§ **EXERCISE INPUTS**
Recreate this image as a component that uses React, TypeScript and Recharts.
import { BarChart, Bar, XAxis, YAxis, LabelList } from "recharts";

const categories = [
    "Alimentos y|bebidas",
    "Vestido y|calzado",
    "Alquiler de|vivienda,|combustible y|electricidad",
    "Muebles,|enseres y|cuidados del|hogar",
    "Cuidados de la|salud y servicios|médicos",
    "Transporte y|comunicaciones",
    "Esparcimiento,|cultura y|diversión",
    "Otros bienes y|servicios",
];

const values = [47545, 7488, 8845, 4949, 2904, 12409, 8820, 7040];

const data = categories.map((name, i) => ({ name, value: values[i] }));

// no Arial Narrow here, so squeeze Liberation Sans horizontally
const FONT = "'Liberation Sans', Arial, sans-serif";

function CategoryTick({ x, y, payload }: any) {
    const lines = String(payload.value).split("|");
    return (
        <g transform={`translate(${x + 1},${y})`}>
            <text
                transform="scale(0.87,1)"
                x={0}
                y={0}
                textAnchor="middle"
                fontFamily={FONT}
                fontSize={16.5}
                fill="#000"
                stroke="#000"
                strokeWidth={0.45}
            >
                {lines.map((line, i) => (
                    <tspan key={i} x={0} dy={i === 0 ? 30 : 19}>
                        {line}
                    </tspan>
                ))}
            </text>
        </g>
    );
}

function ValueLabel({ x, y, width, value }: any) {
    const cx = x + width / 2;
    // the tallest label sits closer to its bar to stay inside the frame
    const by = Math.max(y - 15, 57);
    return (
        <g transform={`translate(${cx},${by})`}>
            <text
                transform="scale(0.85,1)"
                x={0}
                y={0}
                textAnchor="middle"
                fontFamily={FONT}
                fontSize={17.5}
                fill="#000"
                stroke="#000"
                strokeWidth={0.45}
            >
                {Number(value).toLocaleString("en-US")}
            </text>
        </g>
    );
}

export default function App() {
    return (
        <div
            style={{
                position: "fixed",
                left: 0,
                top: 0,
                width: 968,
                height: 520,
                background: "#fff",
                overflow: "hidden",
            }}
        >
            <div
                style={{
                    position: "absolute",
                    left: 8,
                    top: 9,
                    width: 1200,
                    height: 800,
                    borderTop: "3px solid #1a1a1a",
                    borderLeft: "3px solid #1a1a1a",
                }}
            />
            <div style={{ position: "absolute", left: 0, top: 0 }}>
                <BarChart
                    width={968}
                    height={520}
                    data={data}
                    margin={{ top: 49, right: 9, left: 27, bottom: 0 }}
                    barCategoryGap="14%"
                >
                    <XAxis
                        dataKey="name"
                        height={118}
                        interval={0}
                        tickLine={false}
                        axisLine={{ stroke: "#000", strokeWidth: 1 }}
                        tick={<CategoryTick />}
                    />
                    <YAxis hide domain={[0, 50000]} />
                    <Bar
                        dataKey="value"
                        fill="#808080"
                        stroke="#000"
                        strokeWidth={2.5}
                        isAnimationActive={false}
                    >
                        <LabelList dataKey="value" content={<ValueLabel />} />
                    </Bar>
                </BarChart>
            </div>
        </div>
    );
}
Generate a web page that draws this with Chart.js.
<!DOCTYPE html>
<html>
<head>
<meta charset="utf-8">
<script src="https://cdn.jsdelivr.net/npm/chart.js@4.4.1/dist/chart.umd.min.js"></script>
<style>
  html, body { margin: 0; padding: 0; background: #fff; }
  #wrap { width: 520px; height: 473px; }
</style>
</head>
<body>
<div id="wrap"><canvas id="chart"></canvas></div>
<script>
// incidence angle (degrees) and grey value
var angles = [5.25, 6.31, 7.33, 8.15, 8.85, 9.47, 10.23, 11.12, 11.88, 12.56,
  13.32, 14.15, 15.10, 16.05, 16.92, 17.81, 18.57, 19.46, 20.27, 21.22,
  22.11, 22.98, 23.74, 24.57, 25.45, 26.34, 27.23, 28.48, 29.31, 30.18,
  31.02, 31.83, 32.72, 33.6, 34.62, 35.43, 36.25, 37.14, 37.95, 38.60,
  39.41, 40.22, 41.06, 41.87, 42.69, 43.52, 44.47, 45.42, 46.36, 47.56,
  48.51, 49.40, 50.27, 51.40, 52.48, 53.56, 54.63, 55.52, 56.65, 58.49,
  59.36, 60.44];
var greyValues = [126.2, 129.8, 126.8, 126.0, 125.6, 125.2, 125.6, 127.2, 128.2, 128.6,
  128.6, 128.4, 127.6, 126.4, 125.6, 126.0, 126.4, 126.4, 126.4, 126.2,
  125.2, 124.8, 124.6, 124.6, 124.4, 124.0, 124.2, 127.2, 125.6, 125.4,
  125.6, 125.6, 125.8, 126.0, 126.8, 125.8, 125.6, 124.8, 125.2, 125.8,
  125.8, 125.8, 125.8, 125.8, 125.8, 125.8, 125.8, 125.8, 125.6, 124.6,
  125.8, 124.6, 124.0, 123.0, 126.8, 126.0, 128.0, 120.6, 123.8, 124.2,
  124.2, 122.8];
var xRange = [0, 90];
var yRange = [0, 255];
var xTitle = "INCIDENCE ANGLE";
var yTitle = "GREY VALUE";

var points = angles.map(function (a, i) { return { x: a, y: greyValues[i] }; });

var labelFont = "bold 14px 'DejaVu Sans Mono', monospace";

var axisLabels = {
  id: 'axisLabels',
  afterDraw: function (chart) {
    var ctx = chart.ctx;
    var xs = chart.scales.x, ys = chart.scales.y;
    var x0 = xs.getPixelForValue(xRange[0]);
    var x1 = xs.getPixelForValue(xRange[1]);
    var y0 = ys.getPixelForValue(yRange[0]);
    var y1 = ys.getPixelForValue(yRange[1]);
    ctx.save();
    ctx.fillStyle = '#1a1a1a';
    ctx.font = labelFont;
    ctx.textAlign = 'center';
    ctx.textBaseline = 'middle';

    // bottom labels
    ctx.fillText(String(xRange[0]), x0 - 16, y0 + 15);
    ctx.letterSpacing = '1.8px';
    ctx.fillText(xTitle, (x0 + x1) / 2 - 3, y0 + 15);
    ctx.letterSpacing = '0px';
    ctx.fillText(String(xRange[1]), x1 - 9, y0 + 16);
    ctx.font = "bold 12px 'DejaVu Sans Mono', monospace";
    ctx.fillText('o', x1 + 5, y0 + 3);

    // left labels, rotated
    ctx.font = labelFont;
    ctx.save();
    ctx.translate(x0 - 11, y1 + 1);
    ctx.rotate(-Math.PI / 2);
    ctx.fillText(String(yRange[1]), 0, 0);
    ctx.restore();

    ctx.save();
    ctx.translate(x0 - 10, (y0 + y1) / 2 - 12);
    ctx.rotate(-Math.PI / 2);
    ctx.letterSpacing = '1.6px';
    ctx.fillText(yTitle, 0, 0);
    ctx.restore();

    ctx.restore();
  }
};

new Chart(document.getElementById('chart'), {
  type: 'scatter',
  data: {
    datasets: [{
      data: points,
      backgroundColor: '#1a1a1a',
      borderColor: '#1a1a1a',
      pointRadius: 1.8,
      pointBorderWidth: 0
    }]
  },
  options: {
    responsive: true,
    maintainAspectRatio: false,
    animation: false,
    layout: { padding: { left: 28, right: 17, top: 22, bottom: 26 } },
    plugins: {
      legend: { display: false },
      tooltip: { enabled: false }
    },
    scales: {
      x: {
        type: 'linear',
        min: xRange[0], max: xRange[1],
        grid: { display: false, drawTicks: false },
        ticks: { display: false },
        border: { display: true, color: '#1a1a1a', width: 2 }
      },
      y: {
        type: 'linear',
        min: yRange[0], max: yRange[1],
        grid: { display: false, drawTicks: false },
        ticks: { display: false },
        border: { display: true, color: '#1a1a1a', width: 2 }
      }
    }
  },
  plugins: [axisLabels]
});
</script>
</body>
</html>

§ **SHORT EXERCISE**
Reproduce the data shown above exactly.

§ **WRITTEN REPLY**
Recreate this image as a component that uses React, TypeScript and Recharts.
import { BarChart, Bar, XAxis, YAxis, LabelList } from "recharts";

const categories = [
    "Alimentos y|bebidas",
    "Vestido y|calzado",
    "Alquiler de|vivienda,|combustible y|electricidad",
    "Muebles,|enseres y|cuidados del|hogar",
    "Cuidados de la|salud y servicios|médicos",
    "Transporte y|comunicaciones",
    "Esparcimiento,|cultura y|diversión",
    "Otros bienes y|servicios",
];

const values = [47545, 7488, 8845, 4949, 2904, 12409, 8820, 7040];

const data = categories.map((name, i) => ({ name, value: values[i] }));

// no Arial Narrow here, so squeeze Liberation Sans horizontally
const FONT = "'Liberation Sans', Arial, sans-serif";

function CategoryTick({ x, y, payload }: any) {
    const lines = String(payload.value).split("|");
    return (
        <g transform={`translate(${x + 1},${y})`}>
            <text
                transform="scale(0.87,1)"
                x={0}
                y={0}
                textAnchor="middle"
                fontFamily={FONT}
                fontSize={16.5}
                fill="#000"
                stroke="#000"
                strokeWidth={0.45}
            >
                {lines.map((line, i) => (
                    <tspan key={i} x={0} dy={i === 0 ? 30 : 19}>
                        {line}
                    </tspan>
                ))}
            </text>
        </g>
    );
}

function ValueLabel({ x, y, width, value }: any) {
    const cx = x + width / 2;
    // the tallest label sits closer to its bar to stay inside the frame
    const by = Math.max(y - 15, 57);
    return (
        <g transform={`translate(${cx},${by})`}>
            <text
                transform="scale(0.85,1)"
                x={0}
                y={0}
                textAnchor="middle"
                fontFamily={FONT}
                fontSize={17.5}
                fill="#000"
                stroke="#000"
                strokeWidth={0.45}
            >
                {Number(value).toLocaleString("en-US")}
            </text>
        </g>
    );
}

export default function App() {
    return (
        <div
            style={{
                position: "fixed",
                left: 0,
                top: 0,
                width: 968,
                height: 520,
                background: "#fff",
                overflow: "hidden",
            }}
        >
            <div
                style={{
                    position: "absolute",
                    left: 8,
                    top: 9,
                    width: 1200,
                    height: 800,
                    borderTop: "3px solid #1a1a1a",
                    borderLeft: "3px solid #1a1a1a",
                }}
            />
            <div style={{ position: "absolute", left: 0, top: 0 }}>
                <BarChart
                    width={968}
                    height={520}
                    data={data}
                    margin={{ top: 49, right: 9, left: 27, bottom: 0 }}
                    barCategoryGap="14%"
                >
                    <XAxis
                        dataKey="name"
                        height={118}
                        interval={0}
                        tickLine={false}
                        axisLine={{ stroke: "#000", strokeWidth: 1 }}
                        tick={<CategoryTick />}
                    />
                    <YAxis hide domain={[0, 50000]} />
                    <Bar
                        dataKey="value"
                        fill="#808080"
                        stroke="#000"
                        strokeWidth={2.5}
                        isAnimationActive={false}
                    >
                        <LabelList dataKey="value" content={<ValueLabel />} />
                    </Bar>
                </BarChart>
            </div>
        </div>
    );
}
Generate a web page that draws this with Chart.js.
<!DOCTYPE html>
<html>
<head>
<meta charset="utf-8">
<script src="https://cdn.jsdelivr.net/npm/chart.js@4.4.1/dist/chart.umd.min.js"></script>
<style>
  html, body { margin: 0; padding: 0; background: #fff; }
  #wrap { width: 520px; height: 473px; }
</style>
</head>
<body>
<div id="wrap"><canvas id="chart"></canvas></div>
<script>
// incidence angle (degrees) and grey value
var angles = [5.25, 6.31, 7.33, 8.15, 8.85, 9.47, 10.23, 11.12, 11.88, 12.56,
  13.32, 14.15, 15.10, 16.05, 16.92, 17.81, 18.57, 19.46, 20.27, 21.22,
  22.11, 22.98, 23.74, 24.57, 25.45, 26.34, 27.23, 28.48, 29.31, 30.18,
  31.02, 31.83, 32.72, 33.6, 34.62, 35.43, 36.25, 37.14, 37.95, 38.60,
  39.41, 40.22, 41.06, 41.87, 42.69, 43.52, 44.47, 45.42, 46.36, 47.56,
  48.51, 49.40, 50.27, 51.40, 52.48, 53.56, 54.63, 55.52, 56.65, 58.49,
  59.36, 60.44];
var greyValues = [126.2, 129.8, 126.8, 126.0, 125.6, 125.2, 125.6, 127.2, 128.2, 128.6,
  128.6, 128.4, 127.6, 126.4, 125.6, 126.0, 126.4, 126.4, 126.4, 126.2,
  125.2, 124.8, 124.6, 124.6, 124.4, 124.0, 124.2, 127.2, 125.6, 125.4,
  125.6, 125.6, 125.8, 126.0, 126.8, 125.8, 125.6, 124.8, 125.2, 125.8,
  125.8, 125.8, 125.8, 125.8, 125.8, 125.8, 125.8, 125.8, 125.6, 124.6,
  125.8, 124.6, 124.0, 123.0, 126.8, 126.0, 128.0, 120.6, 123.8, 124.2,
  124.2, 122.8];
var xRange = [0, 90];
var yRange = [0, 255];
var xTitle = "INCIDENCE ANGLE";
var yTitle = "GREY VALUE";

var points = angles.map(function (a, i) { return { x: a, y: greyValues[i] }; });

var labelFont = "bold 14px 'DejaVu Sans Mono', monospace";

var axisLabels = {
  id: 'axisLabels',
  afterDraw: function (chart) {
    var ctx = chart.ctx;
    var xs = chart.scales.x, ys = chart.scales.y;
    var x0 = xs.getPixelForValue(xRange[0]);
    var x1 = xs.getPixelForValue(xRange[1]);
    var y0 = ys.getPixelForValue(yRange[0]);
    var y1 = ys.getPixelForValue(yRange[1]);
    ctx.save();
    ctx.fillStyle = '#1a1a1a';
    ctx.font = labelFont;
    ctx.textAlign = 'center';
    ctx.textBaseline = 'middle';

    // bottom labels
    ctx.fillText(String(xRange[0]), x0 - 16, y0 + 15);
    ctx.letterSpacing = '1.8px';
    ctx.fillText(xTitle, (x0 + x1) / 2 - 3, y0 + 15);
    ctx.letterSpacing = '0px';
    ctx.fillText(String(xRange[1]), x1 - 9, y0 + 16);
    ctx.font = "bold 12px 'DejaVu Sans Mono', monospace";
    ctx.fillText('o', x1 + 5, y0 + 3);

    // left labels, rotated
    ctx.font = labelFont;
    ctx.save();
    ctx.translate(x0 - 11, y1 + 1);
    ctx.rotate(-Math.PI / 2);
    ctx.fillText(String(yRange[1]), 0, 0);
    ctx.restore();

    ctx.save();
    ctx.translate(x0 - 10, (y0 + y1) / 2 - 12);
    ctx.rotate(-Math.PI / 2);
    ctx.letterSpacing = '1.6px';
    ctx.fillText(yTitle, 0, 0);
    ctx.restore();

    ctx.restore();
  }
};

new Chart(document.getElementById('chart'), {
  type: 'scatter',
  data: {
    datasets: [{
      data: points,
      backgroundColor: '#1a1a1a',
      borderColor: '#1a1a1a',
      pointRadius: 1.8,
      pointBorderWidth: 0
    }]
  },
  options: {
    responsive: true,
    maintainAspectRatio: false,
    animation: false,
    layout: { padding: { left: 28, right: 17, top: 22, bottom: 26 } },
    plugins: {
      legend: { display: false },
      tooltip: { enabled: false }
    },
    scales: {
      x: {
        type: 'linear',
        min: xRange[0], max: xRange[1],
        grid: { display: false, drawTicks: false },
        ticks: { display: false },
        border: { display: true, color: '#1a1a1a', width: 2 }
      },
      y: {
        type: 'linear',
        min: yRange[0], max: yRange[1],
        grid: { display: false, drawTicks: false },
        ticks: { display: false },
        border: { display: true, color: '#1a1a1a', width: 2 }
      }
    }
  },
  plugins: [axisLabels]
});
</script>
</body>
</html>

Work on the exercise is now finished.